Cage/Gould, a music circus

Cage/Gould, a music circus from Michael Century on Vimeo.

I’m so happy to share the gorgeous documentation of this event. Along with Cage’s Inlets, Bacchanale and Litany for the Whale, there’s some Gibbons, Bach and Gould. Interspersed through the second part are on-the-fly virtual conversations between Cage and Gould.

Cage Variations III

I’ll be performing John Cage’s Variations III tomorrow night as part of a small group appearing on Tim Feeney’s concert honoring Lou Cohen. Cage’s score calls for dropping 42 sheets of transparent paper, each with a circle drawn on it.
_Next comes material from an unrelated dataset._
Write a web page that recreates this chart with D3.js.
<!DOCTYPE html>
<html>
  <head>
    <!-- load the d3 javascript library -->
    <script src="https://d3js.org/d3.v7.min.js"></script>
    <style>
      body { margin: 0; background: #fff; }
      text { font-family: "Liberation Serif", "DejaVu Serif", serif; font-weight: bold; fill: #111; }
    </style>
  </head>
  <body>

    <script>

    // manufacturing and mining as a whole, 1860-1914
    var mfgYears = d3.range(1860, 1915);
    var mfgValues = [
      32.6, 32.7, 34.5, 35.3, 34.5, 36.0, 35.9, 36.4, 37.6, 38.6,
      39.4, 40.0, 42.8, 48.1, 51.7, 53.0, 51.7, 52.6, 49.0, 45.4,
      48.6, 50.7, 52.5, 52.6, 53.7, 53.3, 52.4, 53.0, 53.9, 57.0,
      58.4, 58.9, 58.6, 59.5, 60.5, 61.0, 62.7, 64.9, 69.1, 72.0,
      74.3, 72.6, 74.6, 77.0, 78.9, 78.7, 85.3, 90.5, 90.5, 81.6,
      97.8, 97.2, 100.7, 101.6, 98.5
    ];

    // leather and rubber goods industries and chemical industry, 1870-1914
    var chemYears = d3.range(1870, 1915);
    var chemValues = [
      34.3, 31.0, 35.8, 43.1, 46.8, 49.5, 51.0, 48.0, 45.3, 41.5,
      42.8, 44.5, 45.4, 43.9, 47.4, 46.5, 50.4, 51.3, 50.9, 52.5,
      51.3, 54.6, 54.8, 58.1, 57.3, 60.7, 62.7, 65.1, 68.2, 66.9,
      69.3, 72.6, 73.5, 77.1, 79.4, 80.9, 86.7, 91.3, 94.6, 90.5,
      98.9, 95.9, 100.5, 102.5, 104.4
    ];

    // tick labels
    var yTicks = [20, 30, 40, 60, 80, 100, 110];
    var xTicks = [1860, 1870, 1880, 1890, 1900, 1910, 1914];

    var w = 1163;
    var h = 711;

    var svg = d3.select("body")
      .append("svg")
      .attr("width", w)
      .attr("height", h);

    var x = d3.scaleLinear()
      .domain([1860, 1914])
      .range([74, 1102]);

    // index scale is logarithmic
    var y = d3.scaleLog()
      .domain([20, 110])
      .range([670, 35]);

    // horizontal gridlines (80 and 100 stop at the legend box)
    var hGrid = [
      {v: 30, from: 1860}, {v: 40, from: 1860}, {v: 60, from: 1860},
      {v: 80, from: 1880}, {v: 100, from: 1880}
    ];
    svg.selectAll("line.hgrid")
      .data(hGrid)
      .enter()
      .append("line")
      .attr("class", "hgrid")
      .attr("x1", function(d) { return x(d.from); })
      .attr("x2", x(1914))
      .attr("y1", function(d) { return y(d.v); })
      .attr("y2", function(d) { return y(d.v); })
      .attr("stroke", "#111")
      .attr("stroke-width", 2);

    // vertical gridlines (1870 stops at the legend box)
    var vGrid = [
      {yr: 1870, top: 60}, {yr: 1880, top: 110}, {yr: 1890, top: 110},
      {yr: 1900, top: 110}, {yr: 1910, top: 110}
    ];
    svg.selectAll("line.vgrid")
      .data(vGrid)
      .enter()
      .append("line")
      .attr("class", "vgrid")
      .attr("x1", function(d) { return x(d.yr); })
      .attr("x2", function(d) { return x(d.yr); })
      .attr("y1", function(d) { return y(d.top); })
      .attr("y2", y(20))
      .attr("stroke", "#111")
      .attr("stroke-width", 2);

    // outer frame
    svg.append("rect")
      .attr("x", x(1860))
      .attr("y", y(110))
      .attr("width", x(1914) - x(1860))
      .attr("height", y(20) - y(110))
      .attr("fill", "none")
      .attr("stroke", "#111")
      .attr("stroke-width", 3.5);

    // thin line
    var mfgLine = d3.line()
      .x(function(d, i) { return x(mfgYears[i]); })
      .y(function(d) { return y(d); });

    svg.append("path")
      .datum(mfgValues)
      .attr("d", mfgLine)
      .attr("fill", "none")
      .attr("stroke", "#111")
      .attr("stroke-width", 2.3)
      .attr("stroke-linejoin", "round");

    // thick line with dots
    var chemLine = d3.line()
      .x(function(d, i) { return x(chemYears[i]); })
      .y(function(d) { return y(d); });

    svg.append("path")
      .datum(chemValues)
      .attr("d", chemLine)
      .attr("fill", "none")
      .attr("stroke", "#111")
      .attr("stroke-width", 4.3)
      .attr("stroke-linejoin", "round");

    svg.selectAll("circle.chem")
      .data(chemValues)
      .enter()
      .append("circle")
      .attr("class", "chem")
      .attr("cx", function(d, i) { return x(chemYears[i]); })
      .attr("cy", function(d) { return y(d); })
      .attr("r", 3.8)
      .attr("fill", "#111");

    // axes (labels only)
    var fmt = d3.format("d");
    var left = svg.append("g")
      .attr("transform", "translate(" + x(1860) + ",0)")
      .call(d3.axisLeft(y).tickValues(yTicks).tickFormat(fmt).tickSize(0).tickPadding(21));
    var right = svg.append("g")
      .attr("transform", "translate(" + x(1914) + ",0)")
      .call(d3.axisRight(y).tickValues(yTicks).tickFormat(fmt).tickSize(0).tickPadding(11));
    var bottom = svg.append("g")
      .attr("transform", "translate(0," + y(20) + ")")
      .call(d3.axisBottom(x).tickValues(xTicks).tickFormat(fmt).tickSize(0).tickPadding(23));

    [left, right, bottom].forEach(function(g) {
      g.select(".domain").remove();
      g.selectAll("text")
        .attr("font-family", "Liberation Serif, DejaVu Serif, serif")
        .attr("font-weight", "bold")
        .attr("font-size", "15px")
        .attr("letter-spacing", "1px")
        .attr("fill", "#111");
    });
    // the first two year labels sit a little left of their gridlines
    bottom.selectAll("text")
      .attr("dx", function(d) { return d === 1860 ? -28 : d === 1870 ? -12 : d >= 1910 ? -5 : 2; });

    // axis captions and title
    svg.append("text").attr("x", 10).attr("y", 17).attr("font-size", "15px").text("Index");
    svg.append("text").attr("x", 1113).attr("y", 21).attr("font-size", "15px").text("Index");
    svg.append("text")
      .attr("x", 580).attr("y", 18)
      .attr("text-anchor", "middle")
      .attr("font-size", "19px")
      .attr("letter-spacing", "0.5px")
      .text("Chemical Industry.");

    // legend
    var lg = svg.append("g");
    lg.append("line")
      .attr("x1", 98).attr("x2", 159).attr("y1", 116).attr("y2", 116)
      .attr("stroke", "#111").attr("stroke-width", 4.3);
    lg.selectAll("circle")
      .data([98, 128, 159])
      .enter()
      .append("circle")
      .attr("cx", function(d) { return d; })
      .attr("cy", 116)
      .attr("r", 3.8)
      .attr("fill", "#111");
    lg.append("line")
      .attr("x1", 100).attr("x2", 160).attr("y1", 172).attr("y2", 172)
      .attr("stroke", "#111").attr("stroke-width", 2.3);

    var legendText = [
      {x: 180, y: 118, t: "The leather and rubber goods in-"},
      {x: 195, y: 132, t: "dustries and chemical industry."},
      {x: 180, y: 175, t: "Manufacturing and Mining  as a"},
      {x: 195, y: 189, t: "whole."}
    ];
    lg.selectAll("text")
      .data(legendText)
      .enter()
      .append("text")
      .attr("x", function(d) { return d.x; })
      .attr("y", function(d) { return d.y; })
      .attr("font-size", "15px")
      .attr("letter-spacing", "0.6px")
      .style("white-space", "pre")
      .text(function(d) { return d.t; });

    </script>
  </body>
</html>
The performer finds the largest clump of overlapping circles and then counts the intersections. Above is a small Processing sketch I wrote to drop the circles for me. Reload the page to generate a new random placement of the circles.

Tuesday September 10 7:30pm
Tim Feeney Faculty Recital
University of Alabama Moody Music Building, Concert Hall
Tuscaloosa AL

 

Cage/Gould

Cage’s Inlets will be performed using his original shells

Saturday’s Cage/Gould concert at RPI’s EMPAC in Troy NY is the next in a long line of John Cage centenary tributes happening this year. Featuring the Rensselaer Contemporary Music Ensemble directed by Michael Century, the program includes works by John Cage juxtaposed with a recreation of part of Glenn Gould’s final piano concert.

Saturday, November 17 8pm
EMPAC Theater
Rensselaer Contemporary Music Ensemble
Cage Gould
Rensselaer Polytechnic Institute
Troy NY

The french philosopher Elie During knits it all together in a pre-performance lecture (5pm) with the help of a vacuum cleaner (no kidding!) or at least the metaphor of a vacuum cleaner or the memory of the sound of a vacuum cleaner or the memory of the experience of the obliteration of all other sounds thanks to a vacuum cleaner… I guess we’ll have to go to the lecture to find out for sure.
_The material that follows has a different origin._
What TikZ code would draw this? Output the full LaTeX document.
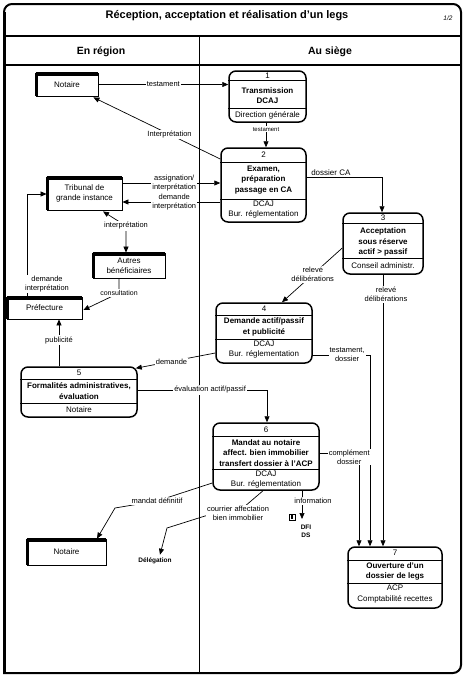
\documentclass[tikz,border=0pt]{standalone}
\usepackage{fontspec}
\setmainfont{Liberation Sans}
\usetikzlibrary{arrows.meta,calc}
\newcommand\extbars[1]{%
  \draw[line width=3.5pt] ([yshift=-1.2pt]#1.north west) -- ([yshift=-1.2pt]#1.north east);
  \draw[line width=3pt] ([xshift=1.2pt]#1.north west) -- ([xshift=1.2pt]#1.south west);}
\begin{document}
\begin{tikzpicture}[x=1pt,y=-1pt,
  every node/.style={font=\fontsize{8}{10.2}\selectfont, align=center, inner sep=1pt},
  proc/.style={draw, line width=1.5pt, rounded corners=7pt, inner sep=0pt},
  ext/.style={draw, line width=0.8pt, inner sep=0pt},
  sepline/.style={line width=0.6pt},
  arr/.style={line width=0.7pt, -{Triangle[length=6pt,width=5pt]}},
  lbl/.style={fill=white, inner sep=1pt, font=\fontsize{7.5}{9}\selectfont},
  bf/.style={font=\fontsize{8}{10.2}\selectfont\bfseries},
]
\useasboundingbox (0,0) rectangle (466,678);
% frame
\draw[line width=2pt, rounded corners=8pt, line cap=rect] (4,673) -- (4,4) -- (461,4) -- (461,673) -- (4,673);
\draw[line width=3pt] (4,12) -- (4,673);
\draw[line width=2.5pt] (4,36) -- (461,36);
\draw[line width=1.2pt] (4,65) -- (461,65);
\draw[line width=0.9pt] (199,36) -- (199,673);
\node[font=\fontsize{11}{13}\selectfont\bfseries] (title) at (227,16) {Réception, acceptation et réalisation d'un legs};
\node[font=\fontsize{6.5}{7}\selectfont\itshape] (page) at (448,18) {1/2};
\node[font=\fontsize{10.5}{12}\selectfont\bfseries] (hreg) at (101,52) {En région};
\node[font=\fontsize{10.5}{12}\selectfont\bfseries] (hsiege) at (330,52) {Au siège};

% external entities
\node[ext, minimum width=62pt, minimum height=23pt] (not1) at (67,84.5) {Notaire};
\extbars{not1}
\node[ext, minimum width=75pt, minimum height=33pt] (trib) at (84.5,193.5) {Tribunal de\\grande instance};
\extbars{trib}
\node[ext, minimum width=72pt, minimum height=25pt] (autres) at (129,265.5) {Autres\\bénéficiaires};
\extbars{autres}
\node[ext, minimum width=75pt, minimum height=22pt] (pref) at (44.5,308) {Préfecture};
\extbars{pref}
\node[ext, minimum width=79pt, minimum height=26pt] (notb) at (66.5,552) {Notaire};
\extbars{notb}

% processes
\node[proc, minimum width=77pt, minimum height=51pt] (p1) at (267.5,96.5) {};
\draw[sepline] (p1.west |- 0,80) -- (p1.east |- 0,80);
\draw[sepline] (p1.west |- 0,108) -- (p1.east |- 0,108);
\node (p1n) at (267.5,75.5) {1};
\node[bf] (p1t) at (267.5,96) {Transmission\\DCAJ};
\node (p1b) at (267.5,115) {Direction générale};

\node[proc, minimum width=85pt, minimum height=74pt] (p2) at (263.5,185) {};
\draw[sepline] (p2.west |- 0,162) -- (p2.east |- 0,162);
\draw[sepline] (p2.west |- 0,199) -- (p2.east |- 0,199);
\node (p2n) at (263.5,155) {2};
\node[bf] (p2t) at (263.5,180) {Examen,\\préparation\\passage en CA};
\node (p2b) at (263.5,209.5) {DCAJ\\Bur. réglementation};

\node[proc, minimum width=80pt, minimum height=61pt] (p3) at (383,243.5) {};
\draw[sepline] (p3.west |- 0,223) -- (p3.east |- 0,223);
\draw[sepline] (p3.west |- 0,258) -- (p3.east |- 0,258);
\node (p3n) at (383,218) {3};
\node[bf] (p3t) at (383,242) {Acceptation\\sous réserve\\actif > passif};
\node (p3b) at (383,266) {Conseil administr.};

\node[proc, minimum width=96pt, minimum height=60pt] (p4) at (264,333) {};
\draw[sepline] (p4.west |- 0,315) -- (p4.east |- 0,315);
\draw[sepline] (p4.west |- 0,339) -- (p4.east |- 0,339);
\node (p4n) at (264,309) {4};
\node[bf] (p4t) at (264,327) {Demande actif/passif\\et publicité};
\node (p4b) at (264,349.5) {DCAJ\\Bur. réglementation};

\node[proc, minimum width=116pt, minimum height=50pt] (p5) at (79,392) {};
\draw[sepline] (p5.west |- 0,379) -- (p5.east |- 0,379);
\draw[sepline] (p5.west |- 0,403) -- (p5.east |- 0,403);
\node (p5n) at (79,373) {5};
\node[bf] (p5t) at (79,391) {Formalités administratives,\\évaluation};
\node (p5b) at (79,410) {Notaire};

\node[proc, minimum width=106pt, minimum height=67pt] (p6) at (266,456.5) {};
\draw[sepline] (p6.west |- 0,436) -- (p6.east |- 0,436);
\draw[sepline] (p6.west |- 0,469) -- (p6.east |- 0,469);
\node (p6n) at (266,429.5) {6};
\node[bf] (p6t) at (266,453) {Mandat au notaire\\affect. bien immobilier\\transfert dossier à l'ACP};
\node (p6b) at (266,479.5) {DCAJ\\Bur. réglementation};

\node[proc, minimum width=94pt, minimum height=61pt] (p7) at (395,577.5) {};
\draw[sepline] (p7.west |- 0,560) -- (p7.east |- 0,560);
\draw[sepline] (p7.west |- 0,583) -- (p7.east |- 0,583);
\node (p7n) at (395,553) {7};
\node[bf] (p7t) at (395,571.5) {Ouverture d'un\\dossier de legs};
\node (p7b) at (395,594) {ACP\\Comptabilité recettes};

\node[font=\fontsize{6.5}{8}\selectfont\bfseries] (deleg) at (155,561) {Délégation};
\node[font=\fontsize{6.5}{8}\selectfont\bfseries] (dfi) at (306,531) {DFI\\DS};
\coordinate (infoend) at (302,519);

% connectors
\draw[arr] (not1.east) -- (p1.west |- not1.east) node[lbl, pos=0.5] {testament};
\draw[arr] (p1.south -| 266,0) -- (p2.north -| 266,0) node[lbl, pos=0.27, font=\fontsize{6}{7}\selectfont] {testament};
\draw[arr] (p2.west |- 0,159) -- ($(not1.south east)+(-5,1)$) node[lbl, pos=0.4] {Interprétation};
\draw[arr] (trib.east |- 0,183) -- (p2.west |- 0,183) node[lbl, pos=0.53] {assignation/\\interprétation};
\draw[arr] (p2.west |- 0,202) -- (trib.east |- 0,202) node[lbl, pos=0.47] {demande\\interprétation};
\draw[line width=0.7pt, {Triangle[length=6pt,width=5pt]}-{Triangle[length=6pt,width=5pt]}] ($(trib.south)+(18.5,1)$) -- (126,226) node[lbl] {interprétation} -- (autres.north -| 126,0);
\draw[arr] (pref.north -| 27,0) |- (trib.west |- 0,194);
\node[lbl] (lbldi) at (47,284) {demande\\interprétation};
\draw[arr] (autres.south -| 119,0) -- (119,293) node[lbl, font=\fontsize{7}{8}\selectfont] {consultation} -- ($(pref.east)+(1,2)$);
\draw[arr] (p5.north -| 59,0) -- (pref.south -| 59,0) node[lbl, pos=0.56] {publicité};
\draw[arr] (p4.west |- 0,353) -- ($(p5.north east)+(-2,2)$) node[lbl, pos=0.55] {demande};
\draw[arr] (p2.east |- 0,177) -| (p3.north -| 382,0) node[pos=0.16, above, yshift=0pt] {dossier CA};
\draw[arr] (p3.west |- 0,248) -- (p4.north -| 282,0) node[lbl, pos=0.49] {relevé\\délibérations};
\draw[arr] (p3.south -| 383,0) -- (p7.north -| 383,0) node[lbl, pos=0.073, xshift=3pt] {relevé\\délibérations};
\draw[arr] (p4.east |- 0,355) -| (p7.north -| 370,0) node[lbl, pos=0.3] {testament,\\dossier};
\draw[arr] (p6.east |- 0,453) -| (p7.north -| 359,0) node[lbl, pos=0.375, yshift=-4pt] {complément\\dossier};
\draw[arr] (p5.east |- 0,390) -| (p6.north -| 267,0) node[lbl, pos=0.28] {évaluation actif/passif};
\draw[arr] (p6.west |- 0,483) -- (157,501) node[lbl] {mandat définitif} -- (115,508) -- (notb.north -| 97,0);
\draw[arr] (p6.south -| 263,0) -- (244,507) -- (205,516) -- (167,528) -- ($(deleg.north)+(5,-2)$);
\node[lbl] (lblcab) at (238,513) {courrier affectation\\bien immobilier};
\draw[arr] (p6.south -| 302,0) -- (infoend);
\node[lbl] (lblinfo) at (313,501) {information};
\draw[line width=0.6pt] (289,514) rectangle (295,520);
\fill (290.5,515) rectangle (292.5,519);
\end{tikzpicture}
\end{document}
I’ll be providing some electronic dialogues in the concert between Cage and Gould using recordings of their voices. I put together a Max patch to trigger the cues and quickly found that my old-school use of Max’s “coll” object wasn’t quite cutting it. I looked into Max’s new “dict” object as a replacement but hit a limit recalling nested hierarchical statements. So I delved into SQLite and Javascript to put together a relational database of cues and associated tags. Now I’m able to query and sort the cues at will. I can also change the content of the database (add cues, edit tags, etc.) without munging up the patch itself. Lovely!

Listening as Creative Act

Aside

Allan Kozinn get’s it in yesterday’s NYTimes article about John Cage’s 4’33”.

…I sat back, closed my eyes and did what Cage so often recommended: I listened. I made no effort to separate the strands of conversation or to focus on what people were saying. I was simply grabbed by the sheer mass of sound, human and mechanical. It sounded intensely musical to me, noisy as it was, and once I began hearing it that way, I couldn’t stop.